Cars used under harder, stop-and-go, short hop circumstances should always be serviced more frequently, and for these vehicles, synthetic oil may not be a wise investment. Because of the necessary shorter change interval needed for this type of driving, you cannot take advantage of the long recommended change interval of most synthetic oils.


A prime requirement for gasoline is the use of unleaded fuel only. All the vehicles covered in this repair guide require the use of unleaded fuel exclusively, to protect the catalytic converter. Failure to follow this recommendation will result in failure of the catalyst and consequent failure to pass the emission test many states now require. The use of unleaded fuel also prolongs the life of spark plugs, the engine as a whole, and the exhaust system.

Fuels of the same octane rating have varying anti-knock qualities. Thus, if your engine knocks or pings, try switching brands of gasoline before trying a more expensive higher octane fuel. Fuel should be selected for the brand and octane which performs without pinging.

Your engine's fuel requirements can change with time, due to carbon buildup which changes the compression ratio. If switching brands or grades of gas doesn't work, check the ignition timing. If it is necessary to retard timing from specifications, don't change it more than about 4°. Retarded timing will reduce power output and fuel mileage and increase engine temperature.

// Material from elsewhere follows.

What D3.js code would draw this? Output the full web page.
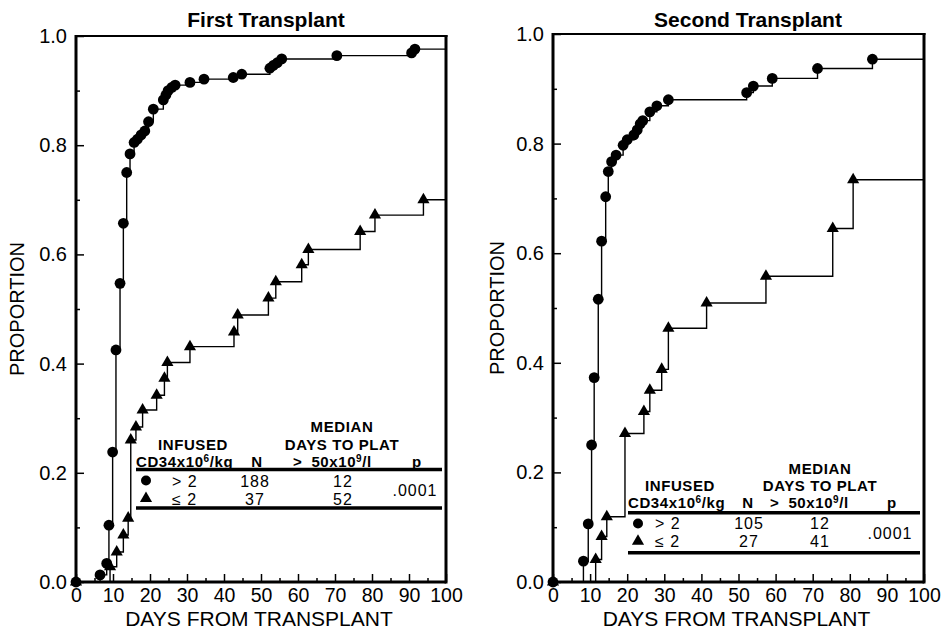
<!DOCTYPE html>
<html>
<head>
<meta charset="utf-8">
<script src="https://cdn.jsdelivr.net/npm/d3@7"></script>
<style>
  html, body { margin: 0; padding: 0; background: #fff; }
  svg { display: block; font-family: "Liberation Sans", Arial, Helvetica, sans-serif; }
</style>
</head>
<body>
<svg id="chart" width="941" height="636"></svg>
<script>
// ---------- data ----------
const panelTitles = ["First Transplant", "Second Transplant"];
const xTickValues = [0, 10, 20, 30, 40, 50, 60, 70, 80, 90, 100];
const xMinorValues = [5, 15, 25, 35, 45, 55, 65, 75, 85, 95];
const yTickValues = [0, 0.2, 0.4, 0.6, 0.8, 1.0];
const yMinorValues = [0.1, 0.3, 0.5, 0.7, 0.9];
const xAxisTitle = "DAYS FROM TRANSPLANT";
const yAxisTitle = "PROPORTION";

// First transplant, CD34 > 2 (circles)
const firstHighDays = [0, 6.5, 8.3, 8.9, 9.9, 10.8, 11.9, 12.8, 13.7, 14.6, 15.7, 16.6, 17.6, 18.6, 19.6, 20.9, 23.6, 24.3, 24.9, 25.9, 26.8, 30.8, 34.6, 42.5, 44.8, 52.4, 53.3, 54.4, 55.6, 70.5, 90.7, 91.6];
const firstHighProp = [0, 0.013, 0.034, 0.104, 0.238, 0.425, 0.547, 0.657, 0.750, 0.784, 0.805, 0.811, 0.819, 0.826, 0.843, 0.866, 0.883, 0.892, 0.900, 0.906, 0.910, 0.915, 0.921, 0.924, 0.930, 0.941, 0.946, 0.951, 0.958, 0.964, 0.969, 0.976];
// First transplant, CD34 <= 2 (triangles)
const firstLowDays = [0, 9.2, 11.0, 12.8, 14.1, 14.8, 16.2, 18.0, 21.8, 23.9, 24.7, 30.8, 42.7, 43.7, 52.0, 54.0, 61.0, 62.8, 76.8, 80.8, 93.9];
const firstLowProp = [0, 0.028, 0.055, 0.086, 0.117, 0.260, 0.284, 0.315, 0.342, 0.373, 0.402, 0.431, 0.458, 0.489, 0.520, 0.550, 0.581, 0.609, 0.642, 0.672, 0.700];
// Second transplant, CD34 > 2 (circles)
const secondHighDays = [0, 8.2, 9.5, 10.4, 11.1, 12.2, 13.1, 14.2, 14.9, 15.8, 17.0, 18.9, 20.0, 21.8, 22.7, 23.5, 24.2, 26.1, 28.0, 31.1, 52.2, 54.0, 59.1, 71.3, 86.1];
const secondHighProp = [0, 0.038, 0.106, 0.250, 0.373, 0.516, 0.622, 0.703, 0.749, 0.767, 0.779, 0.797, 0.807, 0.816, 0.825, 0.836, 0.842, 0.858, 0.869, 0.880, 0.893, 0.905, 0.919, 0.937, 0.954];
// Second transplant, CD34 <= 2 (triangles)
const secondLowDays = [0, 11.5, 13.1, 14.5, 19.4, 24.5, 26.1, 29.3, 31.1, 41.4, 57.4, 75.4, 80.9];
const secondLowProp = [0, 0.041, 0.083, 0.119, 0.271, 0.311, 0.350, 0.388, 0.463, 0.509, 0.558, 0.645, 0.734];

// Legend table
const legendGroups = ["> 2", "\u2264 2"];
const firstN = ["188", "37"];
const firstMedian = ["12", "52"];
const secondN = ["105", "27"];
const secondMedian = ["12", "41"];
const pValue = ".0001";

// ---------- layout ----------
const panels = [
  { title: panelTitles[0], xr: [76, 446], yr: [582, 36], high: [firstHighDays, firstHighProp], low: [firstLowDays, firstLowProp],
    n: firstN, med: firstMedian, titleX: 266, yTitleX: 24,
    leg: { x: 136, y: 469.5, w: 306, median: 206, infused: 57, nx: 121, gt: 157, px: 281, mk: 10, grp: 36, nv: 119, mv: 207, r1: 17, r2: 35, pv: 279, pvy: 26.5, bot: 38.5, hdr: -2.5, h2: -20, h1: -37.5 } },
  { title: panelTitles[1], xr: [553, 924], yr: [582, 34], high: [secondHighDays, secondHighProp], low: [secondLowDays, secondLowProp],
    n: secondN, med: secondMedian, titleX: 748, yTitleX: 504,
    leg: { x: 628, y: 512.7, w: 292, median: 192, infused: 52, nx: 120, gt: 142, px: 264, mk: 10, grp: 27, nv: 121, mv: 192, r1: 16.8, r2: 34.6, pv: 262, pvy: 26.3, bot: 40, hdr: -4.5, h2: -21.5, h1: -39 } }
];

const svg = d3.select("#chart");

panels.forEach(P => {
  const x = d3.scaleLinear().domain([0, 100]).range(P.xr);
  const y = d3.scaleLinear().domain([0, 1]).range(P.yr);
  const g = svg.append("g");

  // title
  g.append("text").attr("x", P.titleX).attr("y", 27).attr("text-anchor", "middle")
    .attr("font-size", 21).attr("font-weight", "bold").text(P.title);

  // axes with inward ticks
  const xAxis = g.append("g").attr("transform", `translate(0,${y(0)})`)
    .call(d3.axisBottom(x).tickValues(xTickValues).tickSizeInner(-8).tickSizeOuter(0).tickPadding(6).tickFormat(d3.format("d")));
  xAxis.select(".domain").remove();
  xAxis.selectAll("text").attr("font-size", 19.5).attr("fill", "#000").attr("font-family", null);
  xAxis.selectAll("line").attr("stroke", "#000").attr("stroke-width", 1.5);
  const xMinor = g.append("g").attr("transform", `translate(0,${y(0)})`)
    .call(d3.axisBottom(x).tickValues(xMinorValues).tickSizeInner(-4).tickSizeOuter(0).tickFormat(""));
  xMinor.select(".domain").remove();
  xMinor.selectAll("line").attr("stroke", "#000").attr("stroke-width", 1.5);

  const yAxis = g.append("g").attr("transform", `translate(${x(0)},0)`)
    .call(d3.axisLeft(y).tickValues(yTickValues).tickSizeInner(-8).tickSizeOuter(0).tickPadding(9).tickFormat(d3.format(".1f")));
  yAxis.select(".domain").remove();
  yAxis.selectAll("text").attr("font-size", 20).attr("fill", "#000").attr("font-family", null);
  yAxis.selectAll("line").attr("stroke", "#000").attr("stroke-width", 1.5);
  const yMinor = g.append("g").attr("transform", `translate(${x(0)},0)`)
    .call(d3.axisLeft(y).tickValues(yMinorValues).tickSizeInner(-4).tickSizeOuter(0).tickFormat(""));
  yMinor.select(".domain").remove();
  yMinor.selectAll("line").attr("stroke", "#000").attr("stroke-width", 1.5);

  // frame
  const fx0 = x(0), fx1 = x(100), fy0 = y(0), fy1 = y(1);
  g.append("line").attr("x1", fx0).attr("x2", fx1 + 1.5).attr("y1", fy1).attr("y2", fy1).attr("stroke", "#000").attr("stroke-width", 2);
  g.append("line").attr("x1", fx0).attr("x2", fx0).attr("y1", fy1 - 1).attr("y2", fy0 + 1.5).attr("stroke", "#000").attr("stroke-width", 3);
  g.append("line").attr("x1", fx1).attr("x2", fx1).attr("y1", fy1 - 1).attr("y2", fy0 + 1.5).attr("stroke", "#000").attr("stroke-width", 3);
  g.append("line").attr("x1", fx0).attr("x2", fx1).attr("y1", fy0).attr("y2", fy0).attr("stroke", "#000").attr("stroke-width", 3);

  // axis titles
  g.append("text").attr("x", (fx0 + fx1) / 2 - 2).attr("y", 626).attr("text-anchor", "middle")
    .attr("font-size", 21).text(xAxisTitle);
  g.append("text").attr("transform", `translate(${P.yTitleX},${(fy0 + fy1) / 2}) rotate(-90)`)
    .attr("text-anchor", "middle").attr("font-size", 20).text(yAxisTitle);

  // step curves
  const line = d3.line().x(d => x(d[0])).y(d => y(d[1])).curve(d3.curveStepAfter);
  const series = [P.low, P.high].map(([days, props]) => days.map((d, i) => [d, props[i]]));
  series.forEach(pts => {
    const ext = pts.concat([[100, pts[pts.length - 1][1]]]);
    g.append("path").datum(ext).attr("d", line).attr("fill", "none").attr("stroke", "#000").attr("stroke-width", 1.4);
  });
  const tri = d3.symbol().type(d3.symbolTriangle).size(64);
  g.selectAll(".tri").data(series[0]).join("path").attr("class", "tri")
    .attr("transform", d => `translate(${x(d[0])},${y(d[1])})`).attr("d", tri).attr("fill", "#000");
  g.selectAll(".dot").data(series[1]).join("circle").attr("class", "dot")
    .attr("cx", d => x(d[0])).attr("cy", d => y(d[1])).attr("r", 5.4).attr("fill", "#000");

  // legend table
  const L = P.leg;
  const lg = g.append("g").attr("transform", `translate(${L.x},${L.y})`);
  const hdr = (tx, ty, anchor, txt) => lg.append("text").attr("x", tx).attr("y", ty).attr("text-anchor", anchor)
    .attr("font-size", 15).attr("font-weight", "bold").attr("letter-spacing", 0.6).text(txt);
  hdr(L.median, L.h1, "middle", "MEDIAN");
  hdr(L.infused, L.h2, "middle", "INFUSED");
  hdr(L.median, L.h2, "middle", "DAYS TO PLAT");
  const cd = lg.append("text").attr("x", 0).attr("y", L.hdr).attr("font-size", 15).attr("font-weight", "bold").attr("letter-spacing", 0.6);
  cd.append("tspan").text("CD34x10");
  cd.append("tspan").attr("font-size", 10).attr("dy", -5).text("6");
  cd.append("tspan").attr("dy", 5).text("/kg");
  hdr(L.nx, L.hdr, "middle", "N");
  const gt = lg.append("text").attr("x", L.gt).attr("y", L.hdr).attr("font-size", 15).attr("font-weight", "bold").attr("letter-spacing", 0.6);
  gt.append("tspan").text(">");
  gt.append("tspan").attr("dx", 9).text("50x10");
  gt.append("tspan").attr("font-size", 10).attr("dy", -5).text("9");
  gt.append("tspan").attr("dy", 5).text("/l");
  hdr(L.px, L.hdr, "middle", "p");
  lg.append("line").attr("x1", 0).attr("x2", L.w).attr("y1", 0).attr("y2", 0).attr("stroke", "#000").attr("stroke-width", 3.5);
  lg.append("line").attr("x1", 0).attr("x2", L.w).attr("y1", L.bot).attr("y2", L.bot).attr("stroke", "#000").attr("stroke-width", 3.5);

  [L.r1, L.r2].forEach((ry, i) => {
    if (i === 0) {
      lg.append("circle").attr("cx", L.mk).attr("cy", ry - 6).attr("r", 5).attr("fill", "#000");
    } else {
      lg.append("path").attr("transform", `translate(${L.mk},${ry - 6})`).attr("d", tri).attr("fill", "#000");
    }
    const t = (tx, anchor, txt) => lg.append("text").attr("x", tx).attr("y", ry).attr("text-anchor", anchor)
      .attr("font-size", 16).attr("letter-spacing", 1).text(txt);
    t(L.grp, "start", legendGroups[i]);
    t(L.nv, "middle", P.n[i]);
    t(L.mv, "middle", P.med[i]);
  });
  lg.append("text").attr("x", L.pv).attr("y", L.pvy).attr("text-anchor", "middle").attr("font-size", 16)
    .attr("letter-spacing", 1).text(pValue);
});
</script>
</body>
</html>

Basic engine octane requirements, to be used in your initial choice of fuel, are 87 octane, unleaded. This rating is an average of Research and Motor methods of determination: (R+M)/2. For increased vehicle performance and gas mileage use a premium unleaded fuel, that is, one with a rating of 91 octane. More octane results in better performance and economy in these engines because the ignition system will compensate for their characteristics by advancing the timing.

Gasohol consisting of 10% ethanol and gasoline may be used in your car, but gasolines containing methanol (wood alcohol) are not approved. They can damage fuel system parts and cause operating problems.